Das ist ein Ausschnitt aus der Reisepsyche meines temperamentvollen Heimatlandes, das sich nie a Blattl vorn Mund nimmt: Ich sag's, wie's is'. –

Freilich hat auch Österreich genug dieser stillen Wandergesellen, der wahren Naturfreunde, welche von dem Schweizer Hotelgemüt so unendlich verachtet werden. Sie haben als Gepäck einen Rucksack, in den Augen aber den Schönheitstraum, den seligen Glauben an Gottes Erde.

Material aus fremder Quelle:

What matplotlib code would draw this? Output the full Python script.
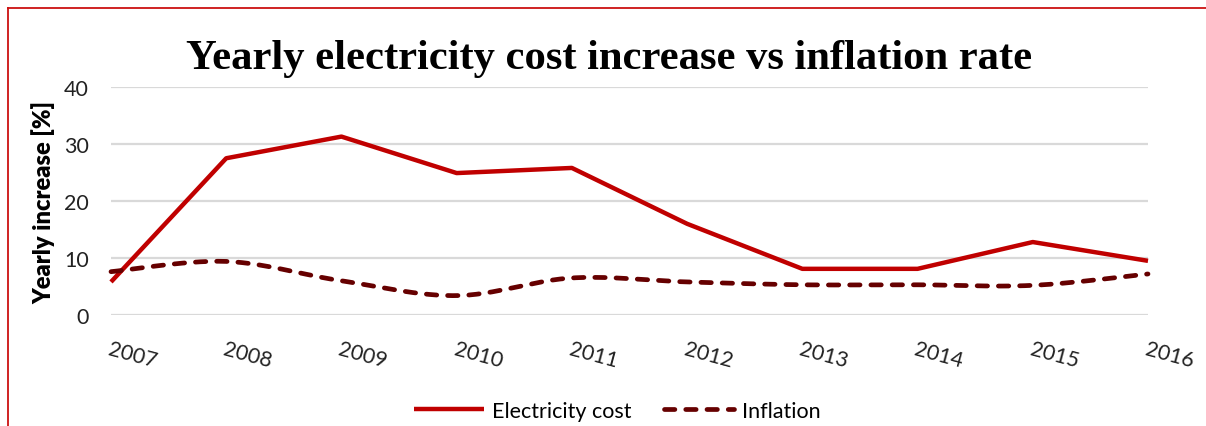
import numpy as np
import matplotlib
matplotlib.use("Agg")
import matplotlib.pyplot as plt
from matplotlib.lines import Line2D

years = ["2007", "2008", "2009", "2010", "2011", "2012", "2013", "2014", "2015", "2016"]
electricity = [5.8, 27.5, 31.3, 24.9, 25.8, 16.0, 8.1, 8.1, 12.8, 9.5]
inflation = [7.6, 9.4, 6.0, 3.4, 6.5, 5.8, 5.3, 5.3, 5.2, 7.2]
yticks = [0, 10, 20, 30, 40]

FONT = ["Lato", "DejaVu Sans"]


def smooth(xs, ys, n=30):
    # Catmull-Rom style smoothing (as Excel smoothed lines)
    xs = np.asarray(xs, float)
    ys = np.asarray(ys, float)
    px = np.concatenate([[xs[0]], xs, [xs[-1]]])
    py = np.concatenate([[ys[0]], ys, [ys[-1]]])
    ox, oy = [], []
    t = np.linspace(0, 1, n)
    for i in range(1, len(px) - 2):
        p0x, p1x, p2x, p3x = px[i - 1], px[i], px[i + 1], px[i + 2]
        p0y, p1y, p2y, p3y = py[i - 1], py[i], py[i + 1], py[i + 2]
        c1x = p1x + (p2x - p0x) / 6
        c1y = p1y + (p2y - p0y) / 6
        c2x = p2x - (p3x - p1x) / 6
        c2y = p2y - (p3y - p1y) / 6
        bx = (1 - t) ** 3 * p1x + 3 * (1 - t) ** 2 * t * c1x + 3 * (1 - t) * t ** 2 * c2x + t ** 3 * p2x
        by = (1 - t) ** 3 * p1y + 3 * (1 - t) ** 2 * t * c1y + 3 * (1 - t) * t ** 2 * c2y + t ** 3 * p2y
        ox.extend(bx if i == 1 else bx[1:])
        oy.extend(by if i == 1 else by[1:])
    return np.array(ox), np.array(oy)


fig = plt.figure(figsize=(12.06, 4.27), dpi=100)
ax = fig.add_axes([111 / 1206, 111 / 427, (1148 - 111) / 1206, (316 - 88) / 427])

x = np.arange(len(years))
ax.plot(x, electricity, color="#c00000", lw=3.2, solid_capstyle="butt", clip_on=False,
        label="Electricity cost", zorder=3)
sx, sy = smooth(x, inflation)
ax.plot(sx, sy, color="#660000", lw=3.4, linestyle=(0, (2.2, 2.3)), dash_capstyle="round",
        clip_on=False, label="Inflation", zorder=3)

ax.set_xlim(0, len(years) - 1)
ax.set_ylim(0, 40)
ax.set_yticks(yticks)
ax.set_yticklabels([str(v) for v in yticks], fontsize=15.5, family=FONT, color="#222222")
ax.set_xticks(x)
ax.set_xticklabels(years, fontsize=15.5, family=FONT, color="#222222", rotation=-15,
                   ha="left", va="top", rotation_mode="anchor")
ax.tick_params(axis="both", length=0)
ax.tick_params(axis="x", pad=17)
ax.tick_params(axis="y", pad=16)
ax.grid(axis="y", color="#d9d9d9", lw=1.6)
ax.set_axisbelow(True)
for s in ax.spines.values():
    s.set_visible(False)

ax.set_ylabel("Yearly increase [%]", fontsize=17, fontweight="heavy", family=FONT, labelpad=6)

fig.text(0.505, 1 - 59 / 427, "Yearly electricity cost increase vs inflation rate",
         ha="center", va="center", fontsize=30.7, fontweight="bold", family="Liberation Serif")

leg = fig.legend(loc="center", bbox_to_anchor=(0.512, 1 - 412 / 427), ncol=2, frameon=False,
                 prop={"family": FONT, "size": 15.5}, handlelength=3.25, handletextpad=0.37,
                 columnspacing=1.5)

# red frame (left and top borders)
fig.add_artist(Line2D([8 / 1206, 8 / 1206], [0, 1 - 9 / 427], transform=fig.transFigure,
                      color="#cc1111", lw=1.3))
fig.add_artist(Line2D([8 / 1206, 1], [1 - 9 / 427, 1 - 9 / 427], transform=fig.transFigure,
                      color="#cc1111", lw=1.3))

fig.savefig("out.png", dpi=100)
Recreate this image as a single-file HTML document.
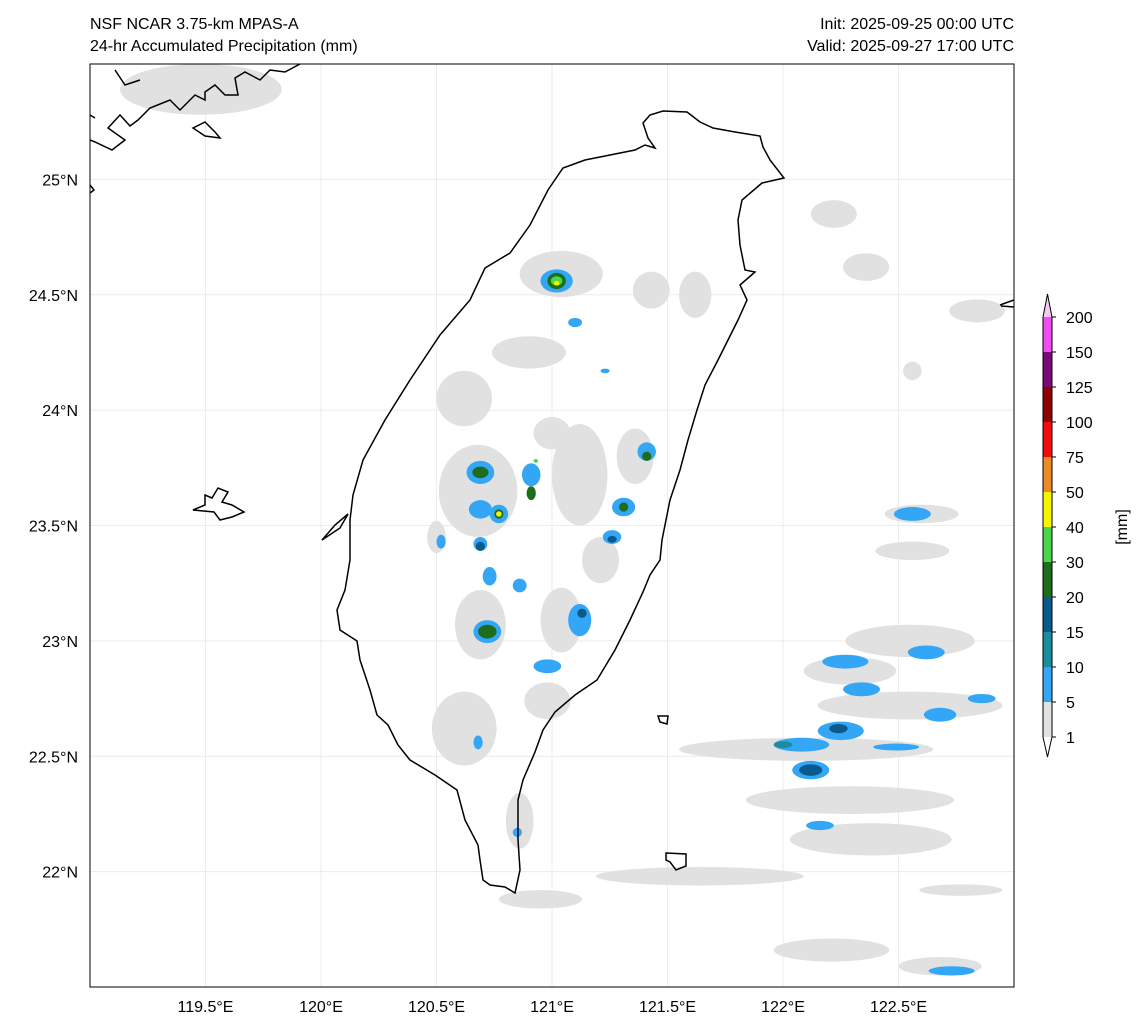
<!DOCTYPE html>
<html><head><meta charset="utf-8"><style>
body{margin:0;background:#fff;}
svg{display:block;font-family:"Liberation Sans",sans-serif;}
</style></head><body>
<svg width="1144" height="1032" viewBox="0 0 1144 1032">
<text x="90" y="29" font-size="16">NSF NCAR 3.75-km MPAS-A</text>
<text x="90" y="51" font-size="16">24-hr Accumulated Precipitation (mm)</text>
<text x="1014" y="29" font-size="16" text-anchor="end">Init: 2025-09-25 00:00 UTC</text>
<text x="1014" y="51" font-size="16" text-anchor="end">Valid: 2025-09-27 17:00 UTC</text>
<defs><clipPath id="mc"><rect x="90" y="64" width="924" height="923"/></clipPath></defs>
<g clip-path="url(#mc)">
<g id="grid"></g>
<g id="blobs"></g>
<g fill="none" stroke="#000" stroke-width="1.5">
<path d="M643,123 L650,115 663,111 687,112 700,122 713,128 735,132 760,136 763,147 770,160 784,178 762,183 742,200 738,220 740,245 745,270 755,272 740,285 747,300 738,320 728,340 718,360 705,385 697,410 688,440 680,470 670,500 662,540 660,560 650,575 643,592 630,620 615,650 597,680 575,695 555,712 543,730 535,752 523,780 518,800 518,840 520,870 515,893 505,887 490,885 483,880 480,860 478,845 465,820 457,790 435,775 410,760 398,745 388,725 377,715 370,690 360,660 357,641 340,630 337,610 345,590 350,560 350,520 353,495 363,460 385,420 410,380 440,335 470,300 485,268 510,253 530,225 548,190 563,168 585,160 610,155 635,150 645,145 655,148 648,138 643,123 Z"/>
<path d="M658,716 L668,716 667,724 660,722 Z"/>
<path d="M666,853 L686,854 686,866 676,870 670,862 666,860 Z"/>
<path d="M193,510 L205,505 205,495 212,498 218,488 228,492 222,502 232,505 244,512 232,517 220,520 214,512 Z"/>
<path d="M300,64 L285,72 270,70 260,80 245,72 235,78 238,95 225,95 215,85 205,92 205,100 195,95 180,110 170,100 150,108 138,120 130,126 120,115 108,128 125,140 112,150 95,142 90,140 M115,70 L125,85 140,80 M193,128 L205,122 215,132 220,138 205,136 Z M90,115 L95,118 M90,185 L94,190 90,193 M322,540 L335,525 348,514 340,528 Z M1000,305 L1014,300 M1001,306 L1014,307"/>
</g>
</g>
<rect x="90" y="64" width="924" height="923" fill="none" stroke="#000" stroke-width="1"/>
<g id="axes" font-size="16"></g>
<g id="cbar" font-size="16"></g>
<text transform="translate(1127,527) rotate(-90)" font-size="16" text-anchor="middle">[mm]</text>
</svg>
<script>
const lonTicks=[119.5,120,120.5,121,121.5,122,122.5];
const latTicks=[22,22.5,23,23.5,24,24.5,25];
const levels=[1,5,10,15,20,30,40,50,75,100,125,150,200];
const levelColors=["#e1e1e1","#33a6f6","#1a8d9e","#0a5a8c","#1c6d1c","#4cd64c","#f5f500","#ec8a26","#f20d0d","#8f0000","#7a0a7a","#f04ef0"];
// blobs: lon, lat, half-width (deg), half-height (deg), level index
const blobLon=[119.48,121.04,120.62,120.90,121.43,120.68,121.12,121.36,121.21,120.69,121.04,120.62,120.98,120.86,122.22,122.36,122.84,122.56,122.60,122.56,122.55,122.29,122.55,122.10,122.29,122.38,121.64,120.95,122.21,122.68,122.77,121.62,120.50,121.00,
 121.02,120.69,120.69,120.91,120.77,121.31,121.26,121.41,120.72,121.12,120.69,120.73,120.86,120.98,122.27,122.34,122.08,122.25,122.12,122.49,122.56,122.62,122.68,122.86,122.16,122.73,120.52,121.23,121.10,120.68,120.85,
 121.02,120.69,120.91,120.77,121.31,120.72,122.12,122.24,122.00,121.41,121.26,120.69,121.13,
 121.02,120.77,121.02,120.93];
const blobLat=[25.39,24.59,24.05,24.25,24.52,23.65,23.72,23.80,23.35,23.07,23.09,22.62,22.74,22.22,24.85,24.62,24.43,24.17,23.55,23.39,23.0,22.87,22.72,22.53,22.31,22.14,21.98,21.88,21.66,21.59,21.92,24.50,23.45,23.90,
 24.56,23.73,23.57,23.72,23.55,23.58,23.45,23.82,23.04,23.09,23.42,23.28,23.24,22.89,22.91,22.79,22.55,22.61,22.44,22.54,23.55,22.95,22.68,22.75,22.20,21.57,23.43,24.17,24.38,22.56,22.17,
 24.56,23.73,23.64,23.55,23.58,23.04,22.44,22.62,22.55,23.80,23.44,23.41,23.12,
 24.56,23.55,24.55,23.78];
const blobRx=[0.35,0.18,0.12,0.16,0.08,0.17,0.12,0.08,0.08,0.11,0.09,0.14,0.1,0.06,0.1,0.1,0.12,0.04,0.16,0.16,0.28,0.2,0.4,0.55,0.45,0.35,0.45,0.18,0.25,0.18,0.18,0.07,0.04,0.08,
 0.07,0.06,0.05,0.04,0.04,0.05,0.04,0.04,0.06,0.05,0.03,0.03,0.03,0.06,0.1,0.08,0.12,0.1,0.08,0.1,0.08,0.08,0.07,0.06,0.06,0.1,0.02,0.02,0.03,0.02,0.02,
 0.04,0.035,0.02,0.02,0.02,0.04,0.05,0.04,0.04,0.02,0.02,0.02,0.02,
 0.025,0.012,0.012,0.01];
const blobRy=[0.11,0.1,0.12,0.07,0.08,0.2,0.22,0.12,0.1,0.15,0.14,0.16,0.08,0.12,0.06,0.06,0.05,0.04,0.04,0.04,0.07,0.06,0.06,0.05,0.06,0.07,0.04,0.04,0.05,0.04,0.025,0.1,0.07,0.07,
 0.05,0.05,0.04,0.05,0.04,0.04,0.03,0.04,0.05,0.07,0.03,0.04,0.03,0.03,0.03,0.03,0.03,0.04,0.04,0.015,0.03,0.03,0.03,0.02,0.02,0.02,0.03,0.01,0.02,0.03,0.02,
 0.035,0.025,0.03,0.02,0.02,0.03,0.025,0.02,0.015,0.02,0.015,0.02,0.02,
 0.02,0.012,0.01,0.008];
const blobLev=[0,0,0,0,0,0,0,0,0,0,0,0,0,0,0,0,0,0,0,0,0,0,0,0,0,0,0,0,0,0,0,0,0,0,
 1,1,1,1,1,1,1,1,1,1,1,1,1,1,1,1,1,1,1,1,1,1,1,1,1,1,1,1,1,1,1,
 4,4,4,4,4,4,3,3,2,4,3,3,3,
 5,6,6,5];
const X0=90,X1=1014,Y0=64,Y1=987,LON0=119,LON1=123,LAT0=21.5,LAT1=25.5;
const x=lon=>X0+(lon-LON0)/(LON1-LON0)*(X1-X0);
const y=lat=>Y0+(LAT1-lat)/(LAT1-LAT0)*(Y1-Y0);
const NS="http://www.w3.org/2000/svg";
const mk=(t,a)=>{const e=document.createElementNS(NS,t);for(const k in a)e.setAttribute(k,a[k]);return e;};
const grid=document.getElementById('grid');
lonTicks.forEach(v=>{const l=mk('line',{x1:x(v),x2:x(v),y1:Y0,y2:Y1,stroke:'#ececec','stroke-width':1});

grid.appendChild(l);});
latTicks.forEach(v=>{const l=mk('line',{x1:X0,x2:X1,y1:y(v),y2:y(v),stroke:'#ececec','stroke-width':1});

grid.appendChild(l);});
const bl=document.getElementById('blobs');
const sx=(X1-X0)/(LON1-LON0),sy=(Y1-Y0)/(LAT1-LAT0);
blobLon.forEach((lo,i)=>{const e=mk('ellipse',{cx:x(lo),cy:y(blobLat[i]),rx:blobRx[i]*sx,ry:blobRy[i]*sy,fill:levelColors[blobLev[i]]});

bl.appendChild(e);});
const ax=document.getElementById('axes');
lonTicks.forEach(v=>{const t=mk('text',{x:x(v),y:1012,'text-anchor':'middle'});t.textContent=v+'°E';

ax.appendChild(t);});
latTicks.forEach(v=>{const t=mk('text',{x:78,y:y(v)+6,'text-anchor':'end'});t.textContent=v+'°N';

ax.appendChild(t);});
const cb=document.getElementById('cbar');
const CX=1043,CW=9,CT=317,STEP=35;
const cy=i=>CT+(levels.length-1-i)*STEP;
for(let i=0;i<levelColors.length;i++){const r=mk('rect',{x:CX,y:cy(i+1),width:CW,height:STEP,fill:levelColors[i]});

cb.appendChild(r);}
const up=mk('path',{d:`M${CX},${cy(levels.length-1)} L${CX+CW/2},294 L${CX+CW},${cy(levels.length-1)} Z`,fill:'#f7c8f7'});

cb.appendChild(up);
const dn=mk('path',{d:`M${CX},${cy(0)} L${CX+CW/2},757 L${CX+CW},${cy(0)} Z`,fill:'#ffffff'});

cb.appendChild(dn);
const ol=mk('path',{d:`M${CX},${cy(0)} L${CX},${cy(levels.length-1)} L${CX+CW/2},294 L${CX+CW},${cy(levels.length-1)} L${CX+CW},${cy(0)} L${CX+CW/2},757 Z`,fill:'none',stroke:'#000','stroke-width':1});

cb.appendChild(ol);
levels.forEach((v,i)=>{const tk=mk('line',{x1:CX+CW,x2:CX+CW+4,y1:cy(i),y2:cy(i),stroke:'#000'});

cb.appendChild(tk);
const t=mk('text',{x:1066,y:cy(i)+6});t.textContent=v;

cb.appendChild(t);});
</script>
</body></html>
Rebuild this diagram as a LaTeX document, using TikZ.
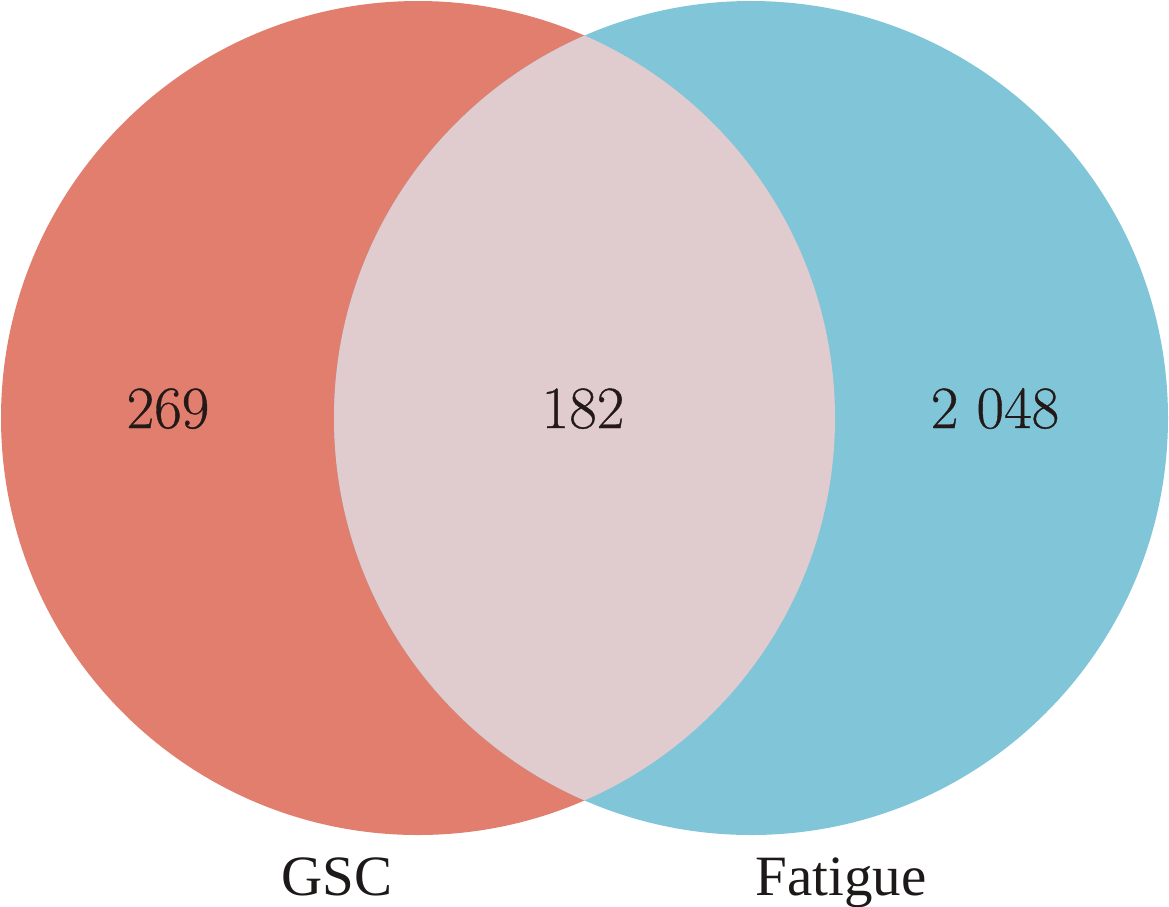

Sie sind imstande, auf Heuböden zu nächtigen; die Wirte schieben sie auf Dachböden ab; sie verdienen nicht einmal den Namen Arrivées und Départs, dazu stehen sie viel zu tief. Ihre sogenannte Rechnung schmeißst ihnen der Hausknecht hin, weil sie ein wahrer Hohn ist, und da jedes genialste Aufschreibetalent notgedrungen versagen muß. Schräge Blicke streifen ihr Jägerhemd, den zweiten frischen Anknöpfkragen, die Landkarte und das Bändchen Goethe oder Kleist. Das sind nicht einmal mehr voyageurs, des touristes. Oh non, es sind einfach des Allemands, Deutsche sind es. O, Schweizer Hotelseele, wie hast du Recht – das sind sie auch nur, Deutsche. Uns genügen sie. Wir verstehen sie.